Pertama, Segala masalah kalian selesaikan sendiri. Aku tegaskan, kalian selesaikan sendiri. Tidak ada yang akan mendengar teriakan mu, tidak ada yang mau mendengar cerita mu. Mungkin, banyak anak di luar sana yang beruntung memiliki orang tua dengan pikiran terbuka. Tapi aku, aku seperti ditinggalkan sendiri. Mereka hanya membesarkan fisik ku saja tapi tidak dengan mental ku. Mereka bertanggung jawab memenuhi kebutuhan hidupku tapi tidak peduli dengan apa yang sedang berkecamuk di pikiranku. 

Menjadi anak tanggal itu harus mampu menggenggam sakit dan perih sendiri. Tidak akan ada yang mau menyelamatkan mu, tidak akan bisa. Belum pernah aku ditanya 

"apakah kamu bahagia?"

"apakah kamu menyukai hal yang kamu lakukan?"

"apa yang menjadi mimpimu?" 

"apakah kamu cukup dan puas dengan apa yang kamu lakukan?" 

"jangan hiraukan mereka, hiduplah dengan bahagia" 

Sampai detik ini, aku belum pernah mendengar kalimat secantik itu. Mungkin itu juga yang membuatku menjadi keras kepala dan cenderung kaku. Ternyata aku lupa bahagia. Aku tidak bahagia, aku tidak pernah merasa bahagia. Sejauh ini aku hanya merasa senang saja tapi belum bahagia. 

Aku senang berada dirumah karena nyaman, aku senang belajar karena menambah wawasan, aku senang bekerja karena mendapat uang. Tapi aku belum pernah bahagia. 

Aku tidak bahagia, karena aku masih mengikuti apa yang lingkungan paksakan untukku. 

Aku tidak bahagia, karena aku masih harus memenuhi ekspektasi orang lain

Aku tidak bahagia, karena semua mimpi ku kulakukan seorang diri. 

Ternyata aku tidak bahagia. 

masih banyak senyum ku yang "agar orang melihat aku baik baik saja" masih banyak trauma yang ternyata muncul tiba tiba, masih banyak yang berkecamuk di pikiran ketika aku sedang merasa hampa. Selama ini, keluh kesahku hanya kusimpan sendirian, masalah ku, perasaan ku, kecewa ku, sedih ku, senang ku, rasa bangga ku semua kunikmati sendirian. Terkadang itu menyenangkan, tapi kerap kali itu menyedihkan. 

Orang tua ku ada, mereka hadir sebagai sosok yang bisa dijadikan contoh. Mereka tidak kurang dalam memberiku kasih sayang, tapi mereka lupa anaknya ini sedang sekarat menderita sendirian. 
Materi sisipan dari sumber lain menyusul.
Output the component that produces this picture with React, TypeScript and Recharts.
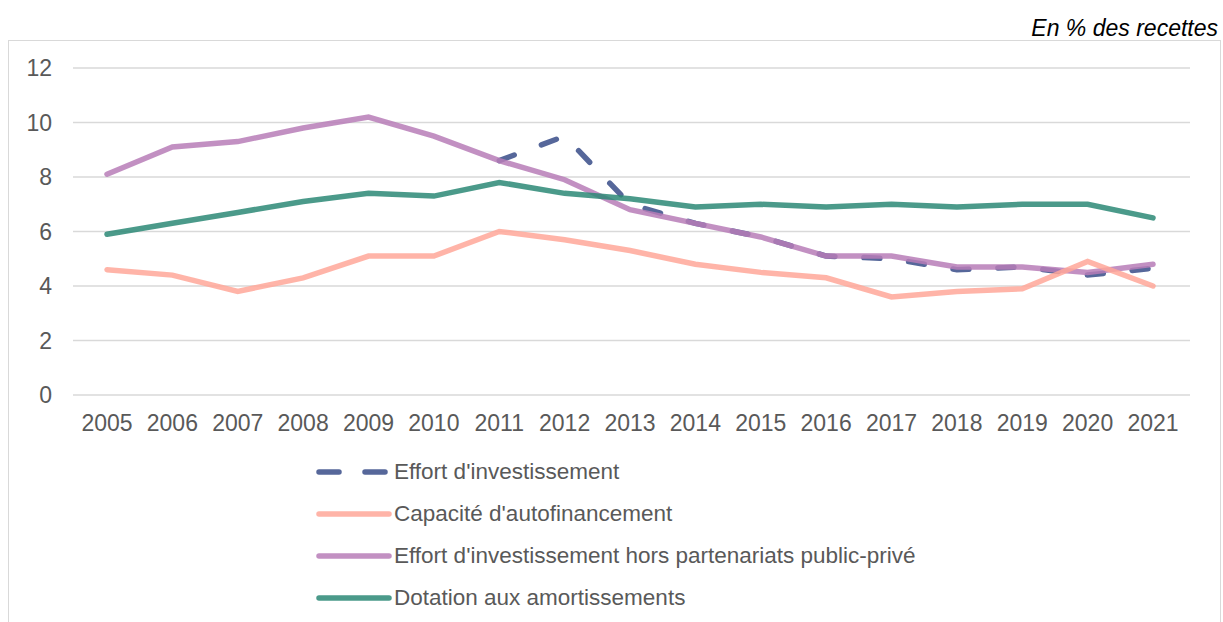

Anaknya ini tidak pernah ditanya tentang apa yang membuat bahagia

Anaknya ini dipaksa ikut berpikir masalah mereka, sedang mereka tidak peduli apa yang dihadapi anaknya. 

Anaknya ini sudah mau mati ditelan kesendirian. Sendirian melewati hal hal menakutkan, sendirian melewati banyak kematian. 

Kematian dari perasaan 

Kematian dari kebahagiaan. 

Di sepanjang rintik hujan yang turun, aku tetap menatap nya dengan tatapan kosong. Aku tidak pernah merasa hujan membawa kenangan, karena memang tidak ada kenangan. 

Bahwa aku sedang berjuang sendirian melawan kematian.